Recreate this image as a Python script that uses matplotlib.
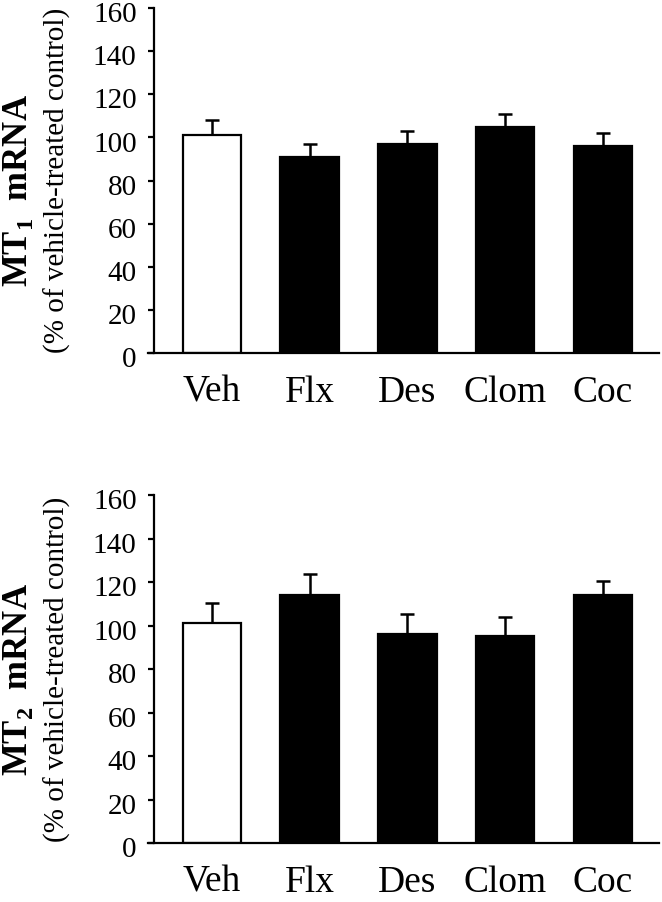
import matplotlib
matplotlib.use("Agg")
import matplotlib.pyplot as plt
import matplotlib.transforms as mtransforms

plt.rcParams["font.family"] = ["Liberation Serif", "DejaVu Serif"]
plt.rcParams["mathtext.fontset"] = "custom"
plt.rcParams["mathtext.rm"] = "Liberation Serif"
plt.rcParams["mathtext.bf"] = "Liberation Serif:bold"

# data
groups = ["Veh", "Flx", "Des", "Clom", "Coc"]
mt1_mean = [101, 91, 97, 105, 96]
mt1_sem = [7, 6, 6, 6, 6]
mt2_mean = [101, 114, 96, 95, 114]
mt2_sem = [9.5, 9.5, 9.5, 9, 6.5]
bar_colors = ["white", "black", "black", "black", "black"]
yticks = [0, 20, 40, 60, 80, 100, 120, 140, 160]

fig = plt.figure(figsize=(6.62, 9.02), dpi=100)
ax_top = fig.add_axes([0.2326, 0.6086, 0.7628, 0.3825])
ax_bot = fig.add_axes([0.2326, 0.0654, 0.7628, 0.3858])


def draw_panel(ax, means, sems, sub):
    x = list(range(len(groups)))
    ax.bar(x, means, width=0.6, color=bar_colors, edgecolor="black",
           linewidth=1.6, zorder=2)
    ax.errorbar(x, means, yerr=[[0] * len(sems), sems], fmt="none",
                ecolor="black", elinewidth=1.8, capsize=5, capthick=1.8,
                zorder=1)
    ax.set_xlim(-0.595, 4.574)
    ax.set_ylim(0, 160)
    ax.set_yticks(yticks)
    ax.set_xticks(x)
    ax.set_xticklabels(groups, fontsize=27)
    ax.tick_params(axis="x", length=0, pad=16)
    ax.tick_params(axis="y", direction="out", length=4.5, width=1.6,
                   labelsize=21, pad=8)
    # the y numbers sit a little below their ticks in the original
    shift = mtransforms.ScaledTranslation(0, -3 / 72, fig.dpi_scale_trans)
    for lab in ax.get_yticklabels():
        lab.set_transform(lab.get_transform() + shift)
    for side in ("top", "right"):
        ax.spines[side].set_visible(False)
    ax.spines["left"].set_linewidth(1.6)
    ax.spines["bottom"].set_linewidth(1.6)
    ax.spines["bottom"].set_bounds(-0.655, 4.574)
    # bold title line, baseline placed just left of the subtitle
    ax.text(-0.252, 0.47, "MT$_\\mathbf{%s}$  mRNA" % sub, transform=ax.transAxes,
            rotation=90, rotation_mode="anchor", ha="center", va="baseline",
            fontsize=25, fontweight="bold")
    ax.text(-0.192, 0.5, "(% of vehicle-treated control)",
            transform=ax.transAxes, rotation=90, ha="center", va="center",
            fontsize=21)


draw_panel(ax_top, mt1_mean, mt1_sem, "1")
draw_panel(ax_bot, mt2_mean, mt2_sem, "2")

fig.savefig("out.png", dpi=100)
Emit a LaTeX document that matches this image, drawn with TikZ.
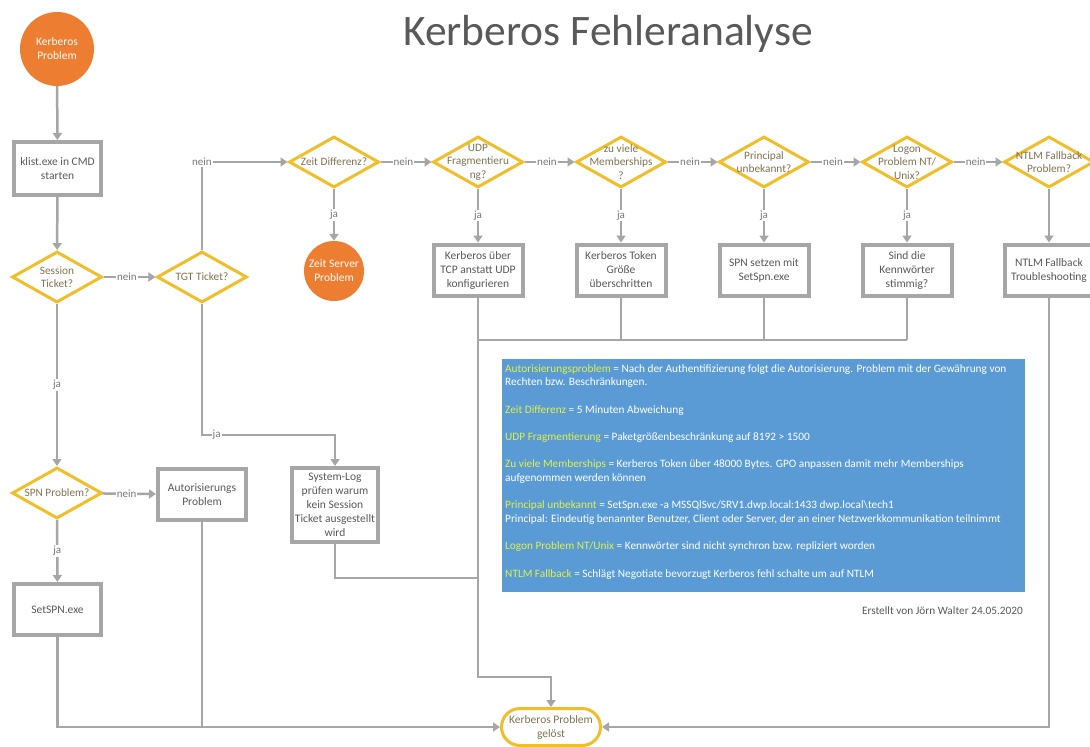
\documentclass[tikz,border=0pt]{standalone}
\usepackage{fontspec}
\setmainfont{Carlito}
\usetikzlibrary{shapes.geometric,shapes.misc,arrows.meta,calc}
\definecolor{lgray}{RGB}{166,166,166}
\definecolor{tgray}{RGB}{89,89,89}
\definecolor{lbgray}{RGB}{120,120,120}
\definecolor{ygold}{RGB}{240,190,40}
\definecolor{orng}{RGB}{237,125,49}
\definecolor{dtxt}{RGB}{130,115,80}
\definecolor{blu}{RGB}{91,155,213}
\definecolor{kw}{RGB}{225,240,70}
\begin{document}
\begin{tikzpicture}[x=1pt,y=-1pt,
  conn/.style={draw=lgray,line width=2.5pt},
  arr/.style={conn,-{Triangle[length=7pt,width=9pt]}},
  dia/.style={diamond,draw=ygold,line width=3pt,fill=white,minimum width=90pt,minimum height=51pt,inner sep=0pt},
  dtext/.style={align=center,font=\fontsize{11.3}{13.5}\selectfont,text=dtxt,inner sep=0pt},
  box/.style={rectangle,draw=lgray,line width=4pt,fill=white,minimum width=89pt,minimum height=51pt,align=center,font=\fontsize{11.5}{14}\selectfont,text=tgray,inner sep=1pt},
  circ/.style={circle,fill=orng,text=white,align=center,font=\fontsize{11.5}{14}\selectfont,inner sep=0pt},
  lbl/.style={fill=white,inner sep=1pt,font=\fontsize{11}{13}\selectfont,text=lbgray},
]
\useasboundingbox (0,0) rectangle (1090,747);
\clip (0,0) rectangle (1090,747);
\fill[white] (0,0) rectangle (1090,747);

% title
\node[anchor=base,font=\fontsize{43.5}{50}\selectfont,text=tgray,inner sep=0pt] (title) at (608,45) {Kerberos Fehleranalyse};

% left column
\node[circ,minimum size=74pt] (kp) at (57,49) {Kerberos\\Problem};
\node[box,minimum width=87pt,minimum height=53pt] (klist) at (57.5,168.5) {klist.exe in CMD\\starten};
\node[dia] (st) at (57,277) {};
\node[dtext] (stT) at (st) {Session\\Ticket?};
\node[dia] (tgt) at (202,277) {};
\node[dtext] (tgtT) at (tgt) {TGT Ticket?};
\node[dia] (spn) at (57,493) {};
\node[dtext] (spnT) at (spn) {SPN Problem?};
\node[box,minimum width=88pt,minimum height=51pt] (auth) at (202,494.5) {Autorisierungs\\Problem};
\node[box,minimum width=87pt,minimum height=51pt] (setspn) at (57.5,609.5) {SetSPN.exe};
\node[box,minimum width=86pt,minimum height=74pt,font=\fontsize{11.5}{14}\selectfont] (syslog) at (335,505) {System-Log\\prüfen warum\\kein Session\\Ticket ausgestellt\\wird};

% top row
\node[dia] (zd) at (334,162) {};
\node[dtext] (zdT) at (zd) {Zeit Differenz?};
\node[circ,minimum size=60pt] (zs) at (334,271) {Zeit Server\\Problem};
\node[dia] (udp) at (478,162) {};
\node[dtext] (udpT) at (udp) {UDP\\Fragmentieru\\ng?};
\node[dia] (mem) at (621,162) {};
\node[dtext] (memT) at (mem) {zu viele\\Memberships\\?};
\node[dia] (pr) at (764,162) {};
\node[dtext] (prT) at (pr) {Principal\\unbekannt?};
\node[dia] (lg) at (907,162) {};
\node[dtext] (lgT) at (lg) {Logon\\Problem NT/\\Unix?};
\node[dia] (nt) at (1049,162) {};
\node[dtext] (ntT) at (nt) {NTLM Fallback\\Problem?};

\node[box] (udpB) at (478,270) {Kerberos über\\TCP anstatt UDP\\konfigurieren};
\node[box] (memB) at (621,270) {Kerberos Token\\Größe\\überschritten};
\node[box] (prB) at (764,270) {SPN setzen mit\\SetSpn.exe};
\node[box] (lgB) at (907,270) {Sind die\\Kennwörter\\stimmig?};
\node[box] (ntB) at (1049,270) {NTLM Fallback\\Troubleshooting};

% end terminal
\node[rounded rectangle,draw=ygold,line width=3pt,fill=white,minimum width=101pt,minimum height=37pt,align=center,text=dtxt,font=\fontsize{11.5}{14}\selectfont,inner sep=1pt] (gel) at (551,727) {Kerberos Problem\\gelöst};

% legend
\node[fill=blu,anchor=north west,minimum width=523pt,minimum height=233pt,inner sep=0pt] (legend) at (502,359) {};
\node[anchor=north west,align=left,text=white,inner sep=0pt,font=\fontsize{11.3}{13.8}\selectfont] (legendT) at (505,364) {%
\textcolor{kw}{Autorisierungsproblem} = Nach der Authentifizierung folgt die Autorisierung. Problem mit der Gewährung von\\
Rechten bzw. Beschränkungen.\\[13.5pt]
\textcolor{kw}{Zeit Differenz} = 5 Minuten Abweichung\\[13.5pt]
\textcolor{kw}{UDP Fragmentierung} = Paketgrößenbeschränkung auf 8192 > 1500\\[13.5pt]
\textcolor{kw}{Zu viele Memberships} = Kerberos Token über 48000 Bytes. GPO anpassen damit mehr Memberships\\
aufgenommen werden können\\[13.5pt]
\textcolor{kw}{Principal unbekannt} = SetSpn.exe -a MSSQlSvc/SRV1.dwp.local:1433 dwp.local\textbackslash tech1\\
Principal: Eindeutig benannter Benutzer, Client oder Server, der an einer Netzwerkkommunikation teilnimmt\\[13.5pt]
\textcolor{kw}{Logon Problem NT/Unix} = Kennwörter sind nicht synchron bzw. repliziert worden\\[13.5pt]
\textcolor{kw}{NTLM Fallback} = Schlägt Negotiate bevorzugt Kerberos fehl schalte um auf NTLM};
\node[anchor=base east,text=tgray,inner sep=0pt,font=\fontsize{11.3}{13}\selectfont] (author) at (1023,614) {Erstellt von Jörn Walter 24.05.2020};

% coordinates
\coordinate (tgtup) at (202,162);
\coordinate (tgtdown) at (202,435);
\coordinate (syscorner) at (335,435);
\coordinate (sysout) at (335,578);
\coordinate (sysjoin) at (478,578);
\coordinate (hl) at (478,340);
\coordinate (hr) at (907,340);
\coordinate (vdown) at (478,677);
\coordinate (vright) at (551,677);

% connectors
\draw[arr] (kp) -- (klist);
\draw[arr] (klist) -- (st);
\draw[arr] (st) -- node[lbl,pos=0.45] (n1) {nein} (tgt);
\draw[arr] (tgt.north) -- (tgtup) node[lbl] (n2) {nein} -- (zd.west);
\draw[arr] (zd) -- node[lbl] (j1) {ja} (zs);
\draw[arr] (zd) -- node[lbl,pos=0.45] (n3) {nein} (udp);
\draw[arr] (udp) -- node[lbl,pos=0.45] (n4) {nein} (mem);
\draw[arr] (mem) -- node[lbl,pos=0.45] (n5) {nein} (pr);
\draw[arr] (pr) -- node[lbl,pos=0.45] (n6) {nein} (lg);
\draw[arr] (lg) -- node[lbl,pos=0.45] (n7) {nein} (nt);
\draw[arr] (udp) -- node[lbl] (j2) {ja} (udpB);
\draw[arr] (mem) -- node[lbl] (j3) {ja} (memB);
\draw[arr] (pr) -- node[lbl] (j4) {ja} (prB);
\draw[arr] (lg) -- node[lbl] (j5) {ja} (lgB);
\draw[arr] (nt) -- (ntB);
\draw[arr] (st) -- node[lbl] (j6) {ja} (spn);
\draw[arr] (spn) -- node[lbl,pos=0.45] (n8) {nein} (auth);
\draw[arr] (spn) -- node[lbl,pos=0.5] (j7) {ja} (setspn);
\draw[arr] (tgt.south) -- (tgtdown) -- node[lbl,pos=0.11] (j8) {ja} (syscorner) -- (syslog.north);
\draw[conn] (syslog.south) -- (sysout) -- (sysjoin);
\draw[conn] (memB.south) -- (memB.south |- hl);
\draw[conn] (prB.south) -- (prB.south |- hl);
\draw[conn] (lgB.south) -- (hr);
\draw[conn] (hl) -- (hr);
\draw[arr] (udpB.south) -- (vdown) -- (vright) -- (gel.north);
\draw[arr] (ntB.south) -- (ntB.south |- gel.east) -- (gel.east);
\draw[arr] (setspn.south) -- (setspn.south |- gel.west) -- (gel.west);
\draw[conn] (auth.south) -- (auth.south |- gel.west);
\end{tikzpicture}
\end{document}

+===+

→ **SET EXERCISE**: Begin at the first line of the records and please reproduce every line exactly through the one containing "import matplotlib.transforms as mtransforms", leaving all pictures out.

→ **OUTPUT**:
Recreate this image as a Python script that uses matplotlib.
import matplotlib
matplotlib.use("Agg")
import matplotlib.pyplot as plt
import matplotlib.transforms as mtransforms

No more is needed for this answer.